Cardiovascular disease has become the number one cause of death worldwide. Its prevention, diagnosis and therapy are therefore highly important topics in today’s clinical practice and research. For the diagnosis and therapy of coronary artery disease, interventional C-arm-based fluoroscopy is an imaging method of choice. It delivers 2-D X-ray images from almost arbitrary directions, but a 2-D projection image is naturally limited in its depiction of complex spatial relations. While the C- arm systems are capable of rotating around the patient and thus allow a CT-like 3-D image reconstruction, their long rotation time of about five seconds leads to strong motion artefacts in 3-D coronary artery imaging.
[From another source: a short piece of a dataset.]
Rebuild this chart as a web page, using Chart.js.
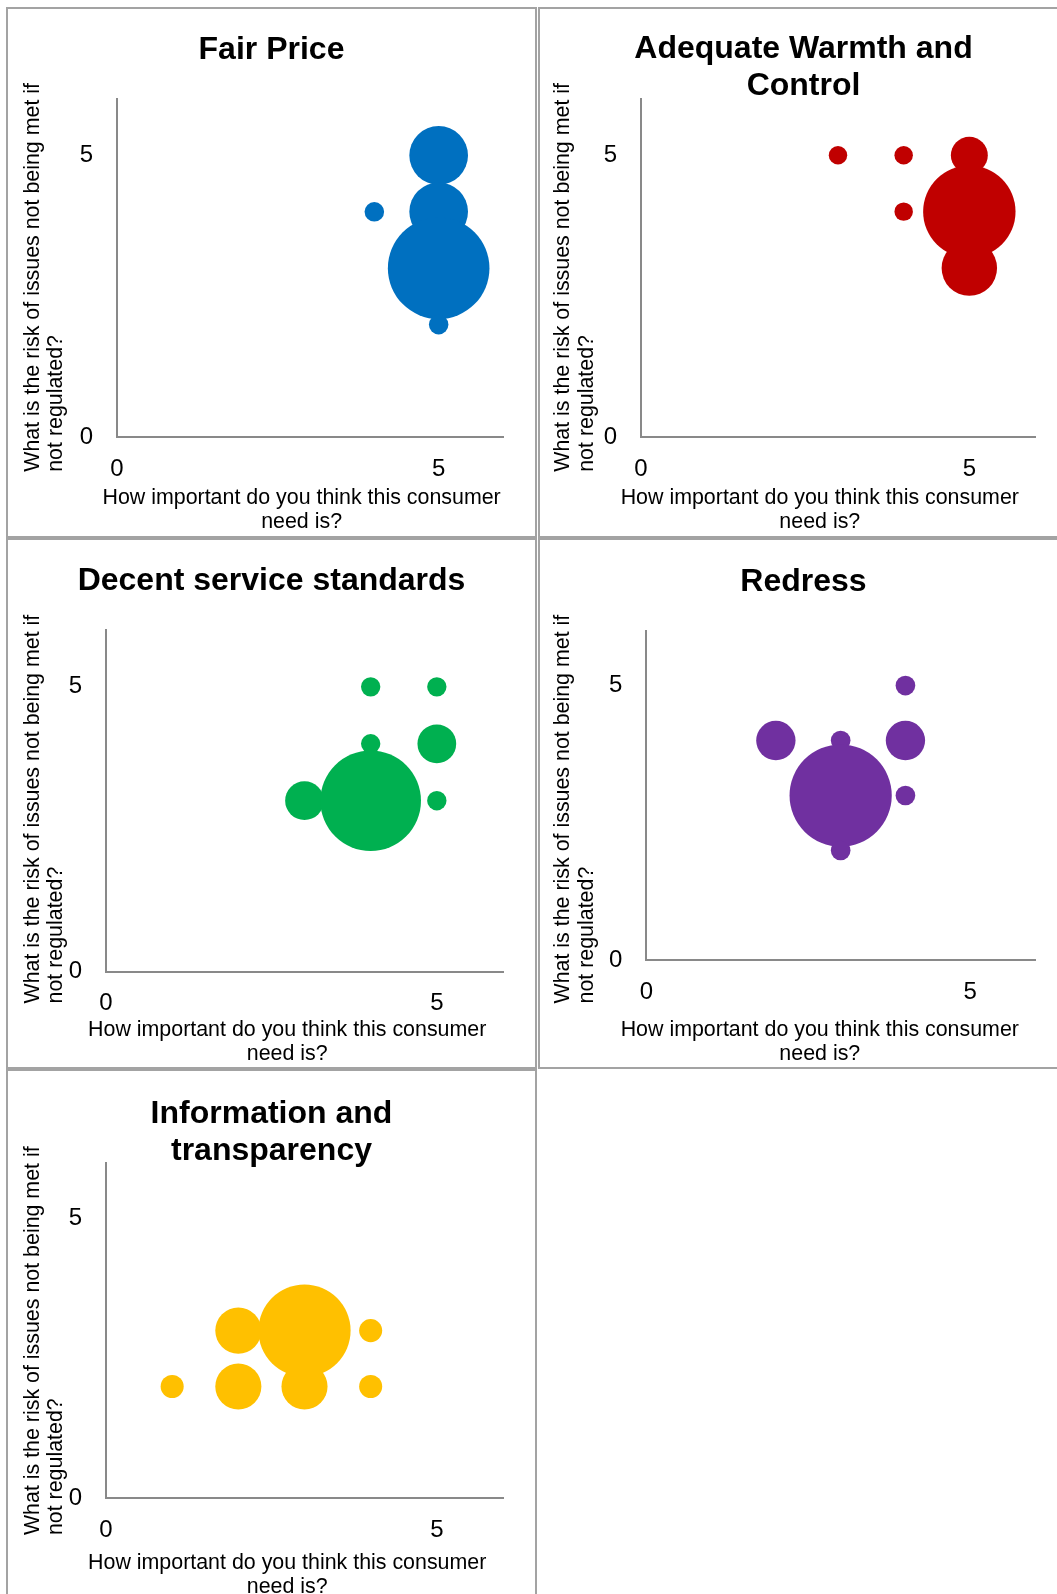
<!DOCTYPE html>
<html>
<head>
<meta charset="utf-8">
<script src="https://cdn.jsdelivr.net/npm/chart.js@4.4.1/dist/chart.umd.min.js"></script>
<style>
html, body { margin: 0; padding: 0; background: #fff; overflow: hidden; }
.cell { position: absolute; width: 527px; height: 527px; border: 2px solid #a3a3a3; background: #fff; }
.cell canvas { display: block; }
</style>
</head>
<body>
<div class="cell" style="left:6px;top:7px"><canvas id="fair" width="527" height="527"></canvas></div>
<div class="cell" style="left:538px;top:7px"><canvas id="warmth" width="527" height="527"></canvas></div>
<div class="cell" style="left:6px;top:538px"><canvas id="service" width="527" height="527"></canvas></div>
<div class="cell" style="left:538px;top:538px"><canvas id="redress" width="527" height="527"></canvas></div>
<div class="cell" style="left:6px;top:1069px"><canvas id="info" width="527" height="527"></canvas></div>
<script>
// axis texts
const xAxisLines = ['How important do you think this consumer', 'need is?'];
const yAxisLines = ['What is the risk of issues not being met if', 'not regulated?'];

// Fair Price
const fairTitle = ['Fair Price'];
const fairX = [5, 4, 5, 5, 5];
const fairY = [5, 4, 4, 3, 2];
const fairN = [9, 1, 9, 27, 1];

// Adequate Warmth and Control
const warmthTitle = ['Adequate Warmth and', 'Control'];
const warmthX = [3, 4, 4, 5, 5, 5];
const warmthY = [5, 5, 4, 5, 4, 3];
const warmthN = [1, 1, 1, 4, 25, 9];

// Decent service standards
const serviceTitle = ['Decent service standards'];
const serviceX = [4, 5, 4, 5, 3, 4, 5];
const serviceY = [5, 5, 4, 4, 3, 3, 3];
const serviceN = [1, 1, 1, 4, 4, 27, 1];

// Redress
const redressTitle = ['Redress'];
const redressX = [4, 2, 3, 4, 3, 4, 3];
const redressY = [5, 4, 4, 4, 3, 3, 2];
const redressN = [1, 4, 1, 4, 27, 1, 1];

// Information and transparency
const infoTitle = ['Information and', 'transparency'];
const infoX = [2, 3, 4, 1, 2, 3, 4];
const infoY = [3, 3, 3, 2, 2, 2, 2];
const infoN = [4, 16, 1, 1, 4, 4, 1];

Chart.defaults.font.family = "'Liberation Sans', Arial, sans-serif";
Chart.defaults.color = '#000';

// draws the two axis titles (x centred, y left aligned and rotated)
const axisCaptions = {
  id: 'axisCaptions',
  afterDraw(chart, args, opts) {
    const ctx = chart.ctx;
    ctx.save();
    ctx.fillStyle = '#000';
    ctx.font = "21.4px 'Liberation Sans', Arial, sans-serif";
    ctx.textBaseline = 'middle';
    ctx.textAlign = 'center';
    xAxisLines.forEach((t, i) => ctx.fillText(t, opts.xCenter, opts.xTop + i * 23.8));
    ctx.textAlign = 'left';
    yAxisLines.forEach((t, i) => {
      ctx.save();
      ctx.translate(opts.yLeft + i * 23.8, opts.yStart);
      ctx.rotate(-Math.PI / 2);
      ctx.fillText(t, 0, 0);
      ctx.restore();
    });
    ctx.restore();
  }
};

function makeChart(id, title, xs, ys, ns, color, box) {
  const points = xs.map((x, i) => ({x: x, y: ys[i], n: ns[i]}));
  const nMax = Math.max(...ns);
  const size = 527;
  const fs = 32;
  const lh = 37.2;
  const padTop = box.titleBase - fs * 0.25 - lh / 2;
  const padBottom = box.top - padTop - lh * title.length;

  const axis = (isX) => ({
    type: 'linear',
    min: 0,
    max: 6,
    ticks: {stepSize: 5, color: '#000', font: {size: 24}, padding: isX ? 17.5 : 24, maxRotation: 0},
    grid: {display: false, drawTicks: false},
    border: {display: true, color: '#898989', width: 2},
    afterBuildTicks: s => { s.ticks = s.ticks.filter(t => t.value % 5 === 0); },
    afterFit: s => {
      if (isX) s.height = size - box.bottom;
      else s.width = box.left;
    }
  });

  return new Chart(document.getElementById(id), {
    type: 'bubble',
    data: {
      datasets: [{
        data: points,
        backgroundColor: color,
        borderWidth: 0,
        radius: ctx => box.maxR * Math.sqrt(ctx.raw.n / nMax)
      }]
    },
    options: {
      responsive: false,
      animation: false,
      events: [],
      layout: {autoPadding: false, padding: 0},
      scales: {
        x: axis(true),
        y: axis(false),
        // empty strip on the right so the plot stops where the reference does
        rightGap: {
          type: 'linear',
          position: 'right',
          display: true,
          grid: {display: false},
          border: {display: false},
          ticks: {display: false},
          afterFit: s => { s.width = size - box.right; }
        }
      },
      plugins: {
        legend: {display: false},
        tooltip: {enabled: false},
        title: {
          display: true,
          text: title,
          color: '#000',
          font: {size: fs, weight: 'bold', lineHeight: lh / fs},
          padding: {top: padTop, bottom: padBottom}
        },
        axisCaptions: {xCenter: box.xCenter, xTop: box.xTop, yLeft: box.yLeft, yStart: box.yStart}
      }
    },
    plugins: [axisCaptions]
  });
}

makeChart('fair', fairTitle, fairX, fairY, fairN, '#0070C0',
  {left: 109, top: 90, right: 495, bottom: 428.4, titleBase: 48.9, maxR: 50.8, xCenter: 293.6, xTop: 489.3, yLeft: 24.7, yStart: 462.8});
makeChart('warmth', warmthTitle, warmthX, warmthY, warmthN, '#C00000',
  {left: 101, top: 89.8, right: 495, bottom: 428.3, titleBase: 47.8, maxR: 46.2, xCenter: 279.8, xTop: 489.3, yLeft: 23.6, yStart: 462.8});
makeChart('service', serviceTitle, serviceX, serviceY, serviceN, '#00B050',
  {left: 98, top: 89.9, right: 495, bottom: 431.5, titleBase: 49.2, maxR: 50.3, xCenter: 279.2, xTop: 490, yLeft: 24.7, yStart: 463.5});
makeChart('redress', redressTitle, redressX, redressY, redressN, '#7030A0',
  {left: 106.3, top: 90.6, right: 495, bottom: 420.4, titleBase: 50.3, maxR: 51.1, xCenter: 279.8, xTop: 490, yLeft: 23.6, yStart: 463.5});
makeChart('info', infoTitle, infoX, infoY, infoN, '#FFC000',
  {left: 98, top: 91.9, right: 495, bottom: 427.3, titleBase: 51.3, maxR: 46.1, xCenter: 279.2, xTop: 492, yLeft: 24.7, yStart: 464.1});
</script>
</body>
</html>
Several methods to estimate the coronary motion and compensate for it during 3-D image reconstruction can be found in the literature. All have their specific properties, advantages and disadvantages, which are discussed in the first part of this thesis.

Then, a novel method is introduced that is based on a 2-D–2-D image registra- tion algorithm, henceforth called rmc (Registration-based Motion Compensation). It is embedded in an iterative algorithm for motion estimation and compensation. rmc does not require any complex segmentation or user interaction and is thus fully automatic, which is a very desirable feature for interventional applications. Motion estimation and compensation becomes more difficult when projection data from the whole heart cycle is used from the beginning. rmc overcomes this by successively increasing the utilised amount of projections in a bootstrapping process.

Throughout the remainder of this thesis, rmc is first evaluated in a simulation study using a simple numerical phantom, then on the publicly available Cavarev platform (employing an anthropomorphic phantom), and finally in a study using 58 human clinical datasets. Through the simulation study, approximations for the inherent error of the investigated algorithms were established. In addition, evidence that the missing depth information of a 2-D motion model is not a limiting factor for coronary artery imaging was found. The Cavarev experiments investigated the effect of different filter kernel choices during the execution of rmc. For the quantitative evaluation on human clinical data, a new software called CoroEval was introduced to the scientific community.

Overall, it could be shown from both the quantitative results as well as the human observer ratings that rmc can be successfully applied to a large set of clinical data without user interaction or parameter changes, and with a high robustness against initial 3-D image quality, while delivering results that are at least up to the current state of the art, and better in many cases.